◆ Objective
Print exactly the lines running from the one that holds "Generate a LaTeX" through the one that holds "(0,0) rectangle (1302,1189);", please, and leave the pictures out.

◆ Supplied material
↓↓↓
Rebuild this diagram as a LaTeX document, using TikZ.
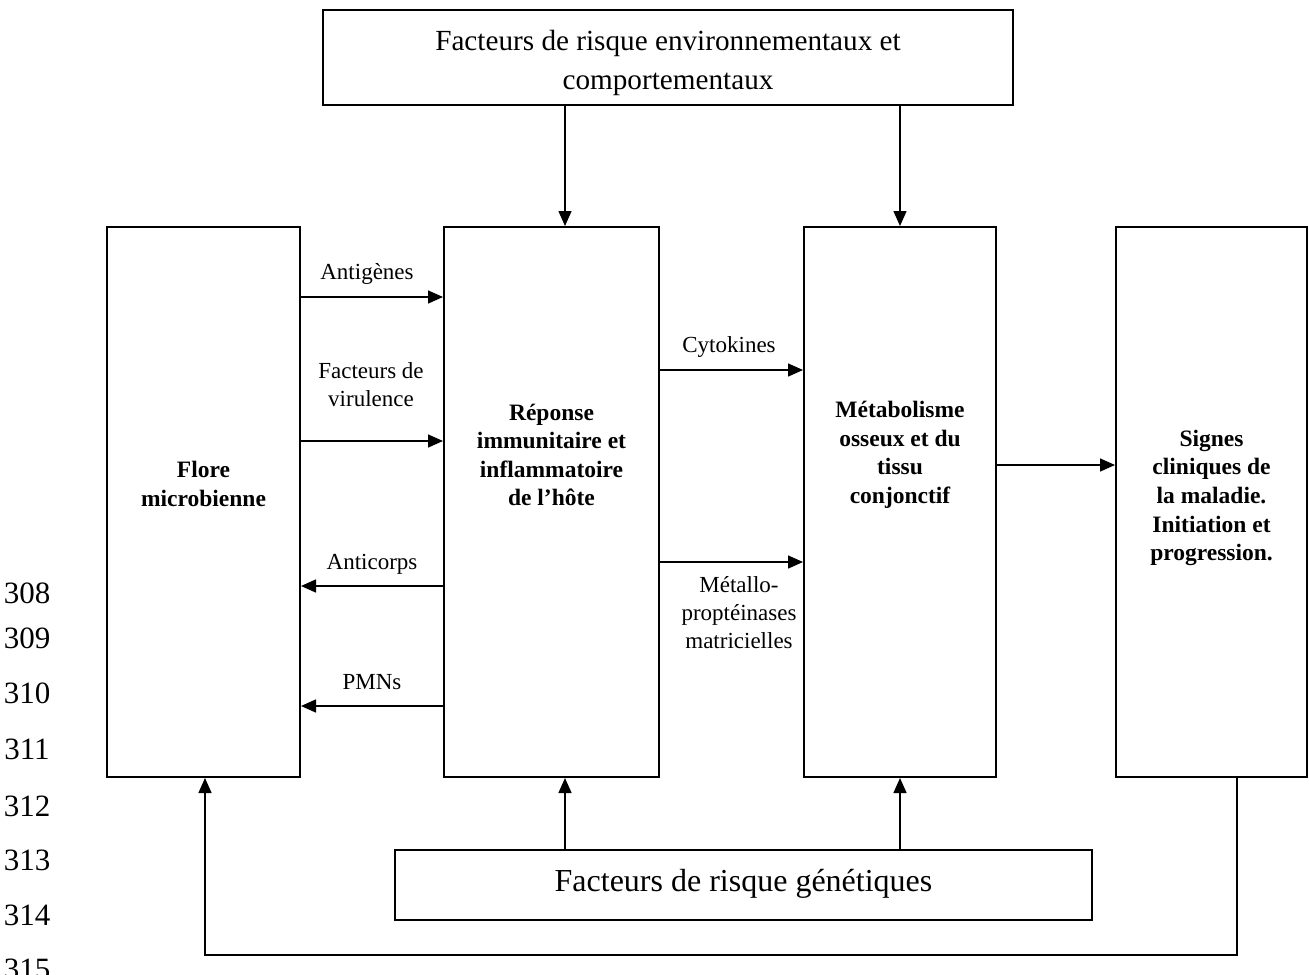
\documentclass[tikz,border=0pt]{standalone}
\usepackage{fontspec}
\setmainfont{Liberation Serif}
\usetikzlibrary{arrows.meta}

\begin{document}
\begin{tikzpicture}[x=0.5pt, y=-0.5pt, line width=0.75pt,
    boite/.style={draw, line width=1pt, inner sep=0pt},
    fleche/.style={-{Triangle[length=7.5pt, width=6.5pt]}},
    etiq/.style={font=\fontsize{11.5}{14}\selectfont, align=center, inner sep=0pt},
    titre/.style={font=\fontsize{11.75}{14.3}\selectfont\bfseries, align=center, inner sep=0pt},
    ligne/.style={font=\fontsize{15.5}{18}\selectfont, inner sep=0pt}]
  \useasboundingbox (0,0) rectangle (1309,974);

  % boites
  \node[boite, minimum width=345pt, minimum height=47.5pt] (env) at (668,57.5) {};
  \node[boite, minimum width=96.5pt, minimum height=275pt] (flore) at (203.5,502) {};
  \node[boite, minimum width=107.5pt, minimum height=275pt] (rep) at (551.5,502) {};
  \node[boite, minimum width=96pt, minimum height=275pt] (meta) at (900,502) {};
  \node[boite, minimum width=95.5pt, minimum height=275pt] (signes) at (1211.5,502) {};
  \node[boite, minimum width=348.5pt, minimum height=35pt] (gen) at (743.5,885) {};

  % textes des boites
  \node[font=\fontsize{14.6}{19.5}\selectfont, align=center, inner sep=0pt] (env-t) at (668,63)
    {Facteurs de risque environnementaux et\\comportementaux};
  \node[font=\fontsize{16}{19}\selectfont, inner sep=0pt] (gen-t) at (743.5,884)
    {Facteurs de risque génétiques};
  \node[titre] (flore-t) at (203.5,484) {Flore\\microbienne};
  \node[titre] (rep-t) at (551.5,455) {Réponse\\immunitaire et\\inflammatoire\\de l’hôte};
  \node[titre] (meta-t) at (900,455) {Métabolisme\\osseux et du\\tissu\\conjonctif};
  \node[titre] (signes-t) at (1211.5,498) {Signes\\cliniques de\\la maladie.\\Initiation et\\progression.};

  % etiquettes des fleches
  \node[etiq] (ag) at (367,274) {Antigènes};
  \node[etiq] (vir) at (371,385) {Facteurs de\\virulence};
  \node[etiq] (ac) at (372,564) {Anticorps};
  \node[etiq] (pmn) at (372,682) {PMNs};
  \node[etiq] (cyto) at (729,347) {Cytokines};
  \node[etiq] (mmp) at (739,613) {Métallo-\\proptéinases\\matricielles};

  % numeros de ligne
  \node[ligne] (l308) at (27,593) {308};
  \node[ligne] (l309) at (27,638) {309};
  \node[ligne] (l310) at (27,693) {310};
  \node[ligne] (l311) at (27,749) {311};
  \node[ligne] (l312) at (27,806) {312};
  \node[ligne] (l313) at (27,860) {313};
  \node[ligne] (l314) at (27,915) {314};
  \node[ligne] (l315) at (27,969) {315};

  % niveaux des fleches
  \coordinate (yag) at (0,297);
  \coordinate (yvir) at (0,441);
  \coordinate (yac) at (0,586);
  \coordinate (ypmn) at (0,706);
  \coordinate (ycyto) at (0,370);
  \coordinate (ymmp) at (0,562);
  \coordinate (ysig) at (0,465);
  \coordinate (xa) at (565,0);
  \coordinate (xb) at (900,0);
  \coordinate (xs) at (1237,0);
  \coordinate (retour) at (205,955);

  \draw[fleche] (flore.east |- yag) -- (rep.west |- yag);
  \draw[fleche] (flore.east |- yvir) -- (rep.west |- yvir);
  \draw[fleche] (rep.west |- yac) -- (flore.east |- yac);
  \draw[fleche] (rep.west |- ypmn) -- (flore.east |- ypmn);
  \draw[fleche] (rep.east |- ycyto) -- (meta.west |- ycyto);
  \draw[fleche] (rep.east |- ymmp) -- (meta.west |- ymmp);
  \draw[fleche] (meta.east |- ysig) -- (signes.west |- ysig);

  \draw[fleche] (env.south -| xa) -- (rep.north -| xa);
  \draw[fleche] (env.south -| xb) -- (meta.north -| xb);
  \draw[fleche] (gen.north -| xa) -- (rep.south -| xa);
  \draw[fleche] (gen.north -| xb) -- (meta.south -| xb);

  \draw[fleche] (signes.south -| xs) |- (retour) -- (flore.south -| retour);
\end{tikzpicture}
\end{document}
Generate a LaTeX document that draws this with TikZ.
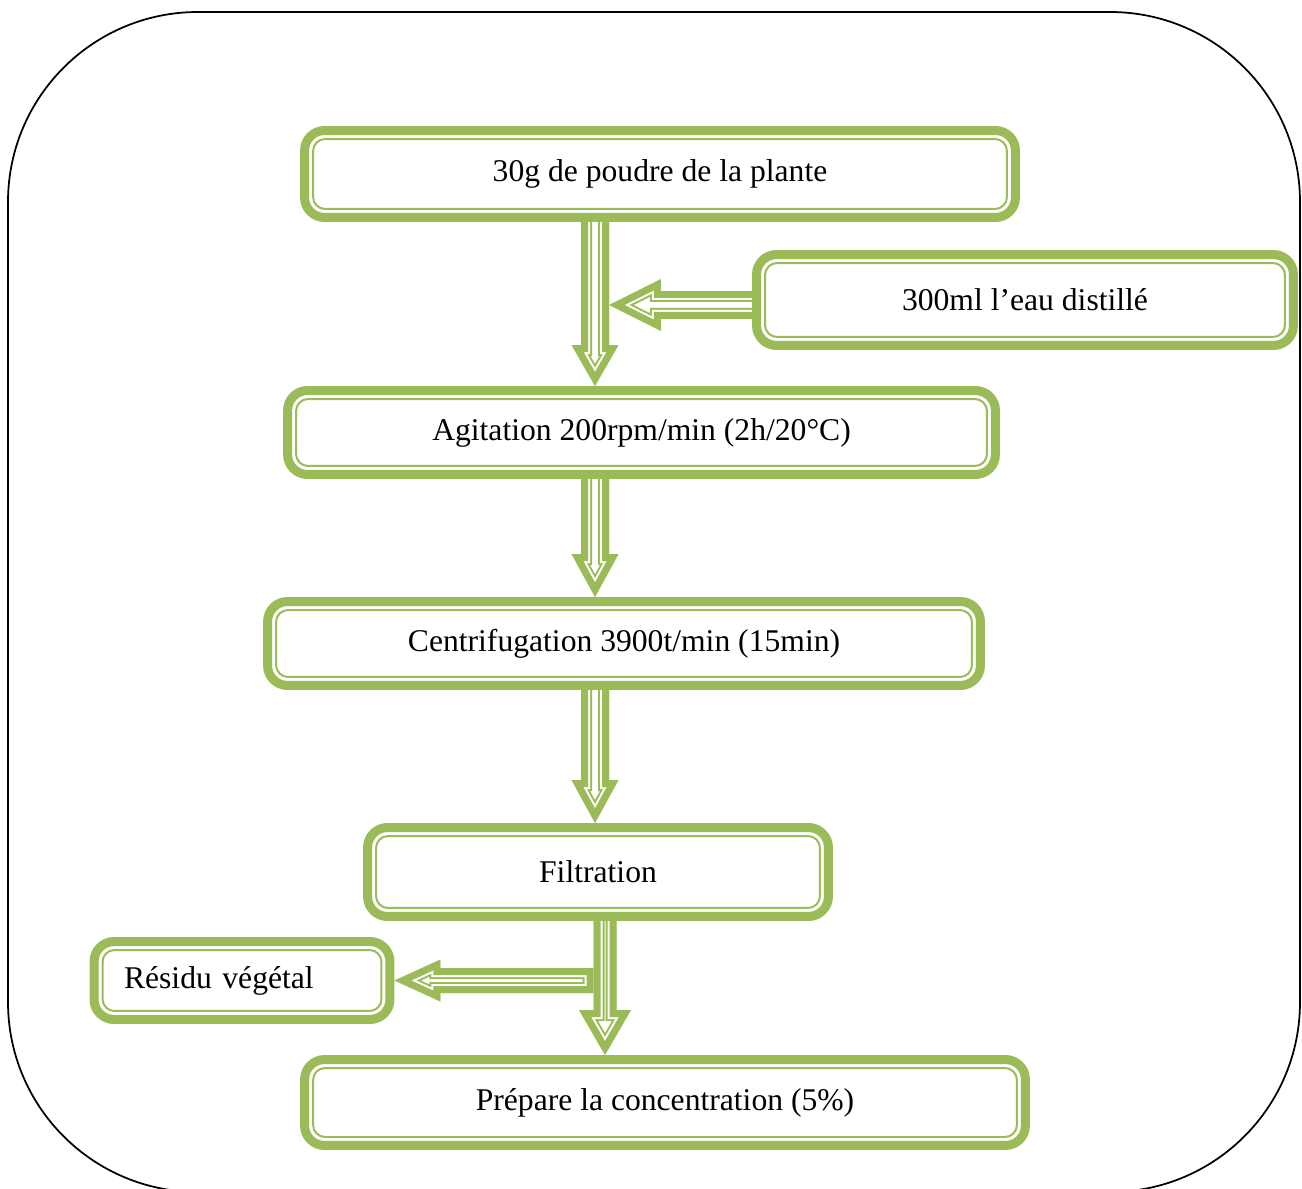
\documentclass[tikz,border=0pt]{standalone}
\usepackage{fontspec}
\setmainfont{Liberation Serif}
\usetikzlibrary{calc,backgrounds}

\definecolor{flowgreen}{HTML}{9BBB59}

\tikzset{
  stepbox/.style={
    draw=flowgreen, line width=0.18cm, rounded corners=0.4cm, fill=white,
    inner sep=0pt, font=\fontsize{18}{22}\selectfont,
    path picture={
      \draw[flowgreen, line width=0.04cm, rounded corners=0.24cm]
        ([shift={(0.17cm,0.17cm)}]path picture bounding box.south west) rectangle
        ([shift={(-0.17cm,-0.17cm)}]path picture bounding box.north east);
    }
  }
}

% hollow block arrow: from, tip, half shaft, half head, head length
\newcommand{\hollowarrow}[5]{
  \coordinate (ha1) at ($(#1)!#3!90:(#2)$);
  \coordinate (ha2) at ($(#2)!#5!(#1)!#3!-90:(#1)$);
  \coordinate (ha3) at ($(#2)!#5!(#1)!#4!-90:(#1)$);
  \coordinate (ha4) at (#2);
  \coordinate (ha5) at ($(#2)!#5!(#1)!#4!90:(#1)$);
  \coordinate (ha6) at ($(#2)!#5!(#1)!#3!90:(#1)$);
  \coordinate (ha7) at ($(#1)!#3!-90:(#2)$);
  \begin{scope}
    \fill[white] (ha1) -- (ha2) -- (ha3) -- (ha4) -- (ha5) -- (ha6) -- (ha7) -- cycle;
    \clip (ha1) -- (ha2) -- (ha3) -- (ha4) -- (ha5) -- (ha6) -- (ha7) -- cycle;
    \foreach \c/\w in {flowgreen/0.44cm, white/0.36cm, flowgreen/0.28cm}
      \draw[\c, line width=\w, line join=miter]
        (ha1) -- (ha2) -- (ha3) -- (ha4) -- (ha5) -- (ha6) -- (ha7) -- cycle;
  \end{scope}
}

\begin{document}
\begin{tikzpicture}[
  x=0.02cm,
  y=-0.02cm
]
\useasboundingbox (0,0) rectangle (1302,1189);

% steps
\node[stepbox, minimum width=14.22cm, minimum height=1.74cm] (powder) at (660,174) {30g de poudre de la plante};
\node[stepbox, minimum width=10.74cm, minimum height=1.82cm] (water) at (1025,300) {300ml l’eau distillé};
\node[stepbox, minimum width=14.16cm, minimum height=1.68cm] (agitation) at (641.5,432.5) {Agitation 200rpm/min (2h/20°C)};
\node[stepbox, minimum width=14.26cm, minimum height=1.68cm] (centrif) at (624,643.5) {Centrifugation 3900t/min (15min)};
\node[stepbox, minimum width=9.22cm, minimum height=1.78cm] (filtration) at (598,872) {Filtration};
\node[stepbox, align=left, text width=4.72cm, inner xsep=0.6cm, minimum height=1.56cm] (residue) at (242,980.5) {Résidu végétal};
\node[stepbox, minimum width=14.42cm, minimum height=1.72cm] (concentr) at (665,1102.5) {Prépare la concentration (5\%)};

\coordinate (spine) at (595,0);
\coordinate (spineb) at (605,0);

\begin{scope}[on background layer]
\draw[black, line width=0.035cm, rounded corners=3.8cm] (8,12) rectangle (1300,1192);

% main line
\coordinate (a1s) at ($(powder.south -| spine)+(0,-14)$);
\coordinate (a1e) at (agitation.north -| spine);
\hollowarrow{a1s}{a1e}{0.28cm}{0.47cm}{0.82cm}
\coordinate (a2s) at ($(agitation.south -| spine)+(0,-14)$);
\coordinate (a2e) at (centrif.north -| spine);
\hollowarrow{a2s}{a2e}{0.28cm}{0.47cm}{0.86cm}
\coordinate (a3s) at ($(centrif.south -| spine)+(0,-14)$);
\coordinate (a3e) at (filtration.north -| spine);
\hollowarrow{a3s}{a3e}{0.28cm}{0.47cm}{0.86cm}
\coordinate (a4s) at ($(filtration.south -| spineb)+(0,-14)$);
\coordinate (a4e) at (concentr.north -| spineb);
\hollowarrow{a4s}{a4e}{0.23cm}{0.52cm}{0.9cm}

% water in
\coordinate (h1s) at ($(water.west)+(14,5)$);
\coordinate (h1e) at ($(water.west -| spine)+(14,5)$);
\hollowarrow{h1s}{h1e}{0.28cm}{0.52cm}{1.04cm}

% residue out
\coordinate (h2s) at ($(residue.east -| spineb)+(-11.5,0)$);
\coordinate (h2e) at (residue.east);
\hollowarrow{h2s}{h2e}{0.25cm}{0.42cm}{0.92cm}
\end{scope}
\end{tikzpicture}
\end{document}
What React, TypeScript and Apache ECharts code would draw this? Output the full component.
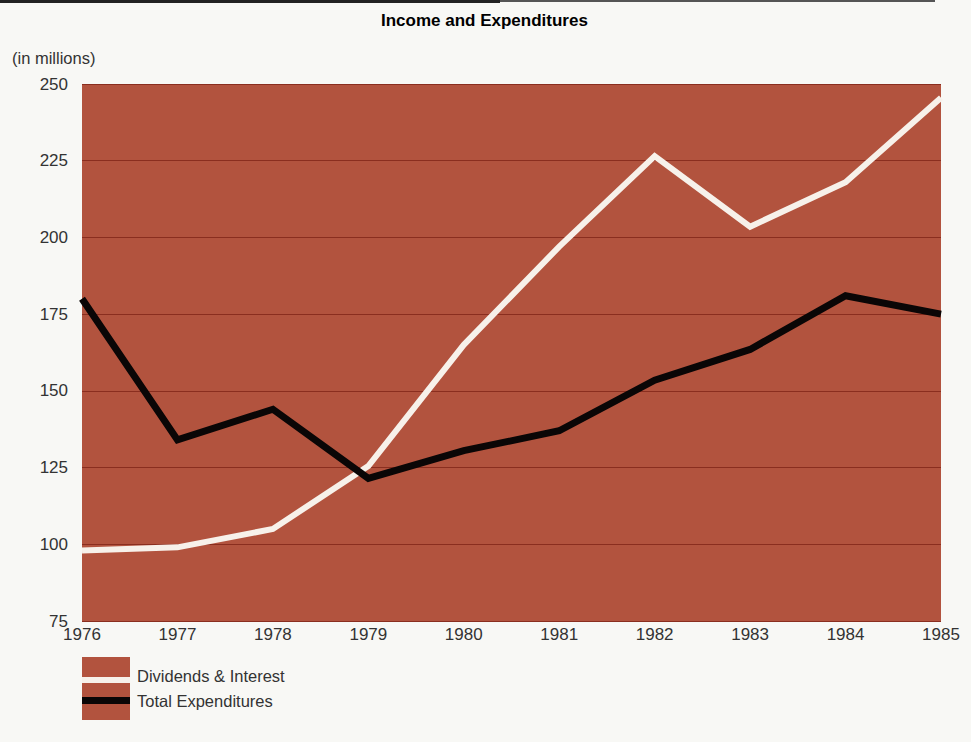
↑↑↑
◆ Final result
Generate a LaTeX document that draws this with TikZ.
\documentclass[tikz,border=0pt]{standalone}
\usepackage{fontspec}
\setmainfont{Liberation Serif}
\usetikzlibrary{calc,backgrounds}

\definecolor{flowgreen}{HTML}{9BBB59}

\tikzset{
  stepbox/.style={
    draw=flowgreen, line width=0.18cm, rounded corners=0.4cm, fill=white,
    inner sep=0pt, font=\fontsize{18}{22}\selectfont,
    path picture={
      \draw[flowgreen, line width=0.04cm, rounded corners=0.24cm]
        ([shift={(0.17cm,0.17cm)}]path picture bounding box.south west) rectangle
        ([shift={(-0.17cm,-0.17cm)}]path picture bounding box.north east);
    }
  }
}

% hollow block arrow: from, tip, half shaft, half head, head length
\newcommand{\hollowarrow}[5]{
  \coordinate (ha1) at ($(#1)!#3!90:(#2)$);
  \coordinate (ha2) at ($(#2)!#5!(#1)!#3!-90:(#1)$);
  \coordinate (ha3) at ($(#2)!#5!(#1)!#4!-90:(#1)$);
  \coordinate (ha4) at (#2);
  \coordinate (ha5) at ($(#2)!#5!(#1)!#4!90:(#1)$);
  \coordinate (ha6) at ($(#2)!#5!(#1)!#3!90:(#1)$);
  \coordinate (ha7) at ($(#1)!#3!-90:(#2)$);
  \begin{scope}
    \fill[white] (ha1) -- (ha2) -- (ha3) -- (ha4) -- (ha5) -- (ha6) -- (ha7) -- cycle;
    \clip (ha1) -- (ha2) -- (ha3) -- (ha4) -- (ha5) -- (ha6) -- (ha7) -- cycle;
    \foreach \c/\w in {flowgreen/0.44cm, white/0.36cm, flowgreen/0.28cm}
      \draw[\c, line width=\w, line join=miter]
        (ha1) -- (ha2) -- (ha3) -- (ha4) -- (ha5) -- (ha6) -- (ha7) -- cycle;
  \end{scope}
}

\begin{document}
\begin{tikzpicture}[
  x=0.02cm,
  y=-0.02cm
]
\useasboundingbox (0,0) rectangle (1302,1189);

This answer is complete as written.